Hi Victor,

> On 13 August 2012 15:05, Ralph Corderoy <ra...@inputplus.co.uk> wrote:
> >     $ by3() {
> >     >     sed -rn '
> >     >         h; s/[^147258]//g; y/147258/aaabbb/
> >     >         :l; s/ab//g; s/ba//g; tl
> >     >         G; s/^\n//p
> >     >     ' "$@"
> >     > }
> >
> 
> I must have missed this conversation.

Yes, me and Tim before your arrival, I think.

> I looked at your script and thought "divisibke by 3? That's true if
> sum of digits is divisible by three, isn't it?"

Right, that's the one where if the
http://en.wikipedia.org/wiki/Digital_root of the number is 0, 3, 6, or 9
then it's a multiple of 3 and is the first one of the two listed at
http://en.wikipedia.org/wiki/Divisibility_rule#Divisibility_rules_for_numbers_1.E2.80.9320.

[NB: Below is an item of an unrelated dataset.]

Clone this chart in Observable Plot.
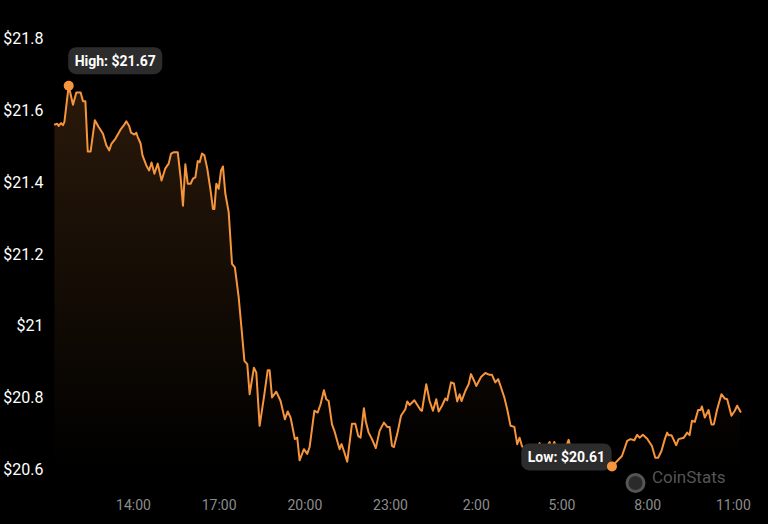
<!DOCTYPE html>
<html><head><meta charset="utf-8">
<script src="https://cdn.jsdelivr.net/npm/d3@7"></script>
<script src="https://cdn.jsdelivr.net/npm/@observablehq/plot@0.6"></script>
<style>
html,body{margin:0;padding:0;background:#000;}
#chart svg{display:block;}
</style></head><body><div id="chart"></div>
<script>
// ---- data ----
const startTime = new Date(2024, 4, 14, 11, 15);
const minutes = [
  0,5,8,13,17,20,29,38,45,54,
  59,64,69,75,84,92,101,108,114,119,
  127,139,145,150,156,160,167,171,174,180,
  184,192,198,203,209,216,224,232,239,244,
  250,258,264,269,274,279,285,290,295,300,
  304,309,314,320,327,332,335,339,344,349,
  353,358,365,372,378,386,393,398,404,409,
  418,423,430,439,447,451,456,465,474,483,
  489,495,504,509,514,523,530,535,545,552,
  558,565,570,575,582,587,594,598,602,607,
  614,624,631,637,642,649,653,659,666,674,
  682,691,698,703,708,712,719,727,736,740,
  745,755,768,771,780,787,794,801,806,813,
  820,824,832,838,845,850,854,862,869,874,
  880,885,895,904,913,918,925,931,936,944,
  950,957,965,971,976,981,988,999,1009,1018,
  1024,1032,1039,1043,1049,1055,1064,1072,1079,1085,
  1095,1106,1116,1127,1137,1148,1158,1170,1181,1191,
  1202,1209,1217,1223,1228,1235,1244,1254,1261,1267,
  1274,1281,1286,1289,1295,1305,1310,1321,1328,1333,
  1338,1344,1351,1356,1359,1365,1373,1379,1384,1391,
  1400,1407,1412,1421,1428,1433,1440
];
const prices = [
  21.562,21.564,21.558,21.566,21.560,21.569,21.670,21.617,21.651,21.651,
  21.627,21.627,21.487,21.487,21.574,21.555,21.536,21.504,21.490,21.509,
  21.522,21.550,21.560,21.571,21.558,21.539,21.534,21.539,21.527,21.509,
  21.476,21.448,21.434,21.456,21.425,21.453,21.406,21.440,21.453,21.481,
  21.485,21.485,21.415,21.336,21.451,21.397,21.397,21.411,21.415,21.460,
  21.457,21.481,21.476,21.439,21.378,21.327,21.327,21.397,21.383,21.434,
  21.445,21.369,21.318,21.174,21.164,21.081,20.979,20.904,20.895,20.811,
  20.885,20.871,20.723,20.802,20.878,20.878,20.802,20.818,20.792,20.741,
  20.763,20.746,20.686,20.690,20.627,20.658,20.645,20.664,20.765,20.760,
  20.783,20.822,20.797,20.792,20.727,20.709,20.676,20.658,20.672,20.653,
  20.623,20.729,20.729,20.695,20.690,20.772,20.735,20.704,20.686,20.661,
  20.709,20.732,20.720,20.720,20.667,20.664,20.700,20.751,20.769,20.791,
  20.781,20.794,20.767,20.765,20.839,20.792,20.765,20.797,20.763,20.779,
  20.799,20.794,20.844,20.841,20.791,20.811,20.792,20.820,20.839,20.867,
  20.850,20.834,20.859,20.870,20.865,20.865,20.844,20.853,20.834,20.802,
  20.769,20.723,20.720,20.672,20.690,20.667,20.653,20.664,20.647,20.675,
  20.656,20.661,20.678,20.659,20.678,20.653,20.645,20.659,20.684,20.650,
  20.639,20.653,20.636,20.647,20.631,20.639,20.620,20.610,20.625,20.639,
  20.681,20.686,20.683,20.698,20.690,20.698,20.687,20.667,20.634,20.634,
  20.653,20.686,20.704,20.697,20.697,20.669,20.686,20.690,20.704,20.697,
  20.737,20.734,20.767,20.767,20.777,20.746,20.767,20.727,20.727,20.769,
  20.811,20.799,20.797,20.751,20.765,20.779,20.762
];
const yTicks = [20.6, 20.8, 21, 21.2, 21.4, 21.6, 21.8];
const xTickLabels = ["14:00","17:00","20:00","23:00","2:00","5:00","8:00","11:00"];
const watermark = "CoinStats";

// ---- build ----
const data = minutes.map((m, i) => ({date: new Date(startTime.getTime() + m * 60000), price: prices[i]}));
const xTicks = xTickLabels.map(s => {
  const [h, mm] = s.split(":").map(Number);
  const d = new Date(startTime);
  if (h < 12) d.setDate(d.getDate() + 1);
  d.setHours(h, mm, 0, 0);
  return d;
});
const hi = d3.greatest(data, d => d.price);
const lo = d3.least(data, d => d.price);
const highLabel = "High: $" + hi.price.toFixed(2);
const lowLabel = "Low: $" + lo.price.toFixed(2);
const endTime = new Date(startTime.getTime() + 1440 * 60000);
const orange = "#f7953c";

const defs = () => {
  const ns = "http://www.w3.org/2000/svg";
  const d = document.createElementNS(ns, "defs");
  d.innerHTML = `<linearGradient id="areaGrad" x1="0" y1="0" x2="0" y2="1">
    <stop offset="0%" stop-color="${orange}" stop-opacity="0.17"/>
    <stop offset="100%" stop-color="${orange}" stop-opacity="0"/>
  </linearGradient>`;
  return d;
};

const chart = Plot.plot({
  width: 768,
  height: 524,
  marginLeft: 54.4,
  marginRight: 28,
  marginTop: 38.5,
  marginBottom: 54.5,
  style: {fontFamily: "Roboto, sans-serif", background: "#000", color: "#fff", overflow: "visible"},
  x: {type: "time", domain: [startTime, endTime], axis: null},
  y: {domain: [20.6, 21.8], axis: null},
  marks: [
    defs,
    Plot.areaY(data, {x: "date", y1: 20.6, y2: "price", fill: "url(#areaGrad)"}),
    Plot.lineY(data, {x: "date", y: "price", stroke: orange, strokeWidth: 2, strokeLinejoin: "round"}),
    Plot.axisY(yTicks, {tickSize: 0, tickPadding: 11.5, tickFormat: d => "$" + d, color: "#ffffff", fontSize: 16, label: null}),
    Plot.axisX(xTicks, {tickSize: 0, tickPadding: 30, tickFormat: d3.timeFormat("%-H:%M"), color: "#8c8c8c", fontSize: 14, label: null}),
    Plot.text([watermark], {frameAnchor: "bottom-right", text: d => d, dx: -15, dy: 13, textAnchor: "end", fill: "#555555", fontSize: 17}),
    Plot.dot([watermark], {frameAnchor: "bottom-right", dx: -105, dy: 13, r: 8.5, stroke: "#555555", strokeWidth: 3, fill: "#2a2a2a"}),
    Plot.text([hi], {x: "date", y: "price", text: () => highLabel, dx: 46.5, dy: -24.5, fill: "#fff", fontWeight: "bold", fontSize: 14}),
    Plot.text([lo], {x: "date", y: "price", text: () => lowLabel, dx: -45.5, dy: -9, fill: "#fff", fontWeight: "bold", fontSize: 14}),
    Plot.dot([hi, lo], {x: "date", y: "price", r: 5, fill: orange})
  ]
});
document.getElementById("chart").append(chart);

// rounded label boxes behind the High / Low texts
const ns = "http://www.w3.org/2000/svg";
const svg = chart.tagName.toLowerCase() === "svg" ? chart : chart.querySelector("svg");
svg.querySelectorAll("text").forEach(t => {
  if (t.textContent === highLabel || t.textContent === lowLabel) {
    const b = t.getBBox();
    const r = document.createElementNS(ns, "rect");
    r.setAttribute("x", b.x - 6.5);
    r.setAttribute("y", b.y - 5.5);
    r.setAttribute("width", b.width + 13);
    r.setAttribute("height", b.height + 11);
    r.setAttribute("rx", 8);
    r.setAttribute("fill", "#2c2c2c");
    const tr = t.getAttribute("transform");
    if (tr) r.setAttribute("transform", tr);
    t.parentNode.insertBefore(r, t);
  }
});
</script>
</body></html>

I was using the second one which I read as if the number of digits that
are 1, 4, or 7 is equal to the number that are 2, 5, or 8, then it's a
multiple of 3.  But on going back for this email I realise that's wrong.
It's if the difference between the number of 1/4/7s and 2/5/8s is a
*multiple* of 3 then so is the original.

It happens that the 1/4/7s and 2/5/8s balance for all multiples up to
100 so the output in my email was correct but it breaks for 111;  3 - 0
= 3.  The fix is to the last line of sed;  I've widened the test too.
:-)

    $ by3() {
    >     sed -rn '
    >         h; s/[^147258]//g; y/147258/aaabbb/
    >         :l; s/ab//g; s/ba//g; tl
    >         G; s/^(...)*\n//p
    >     ' "$@"
    > }
    $ 
    $ diff <(seq -99 3 100000) <(seq -100 100000 | by3)
    $

Cheers, Ralph.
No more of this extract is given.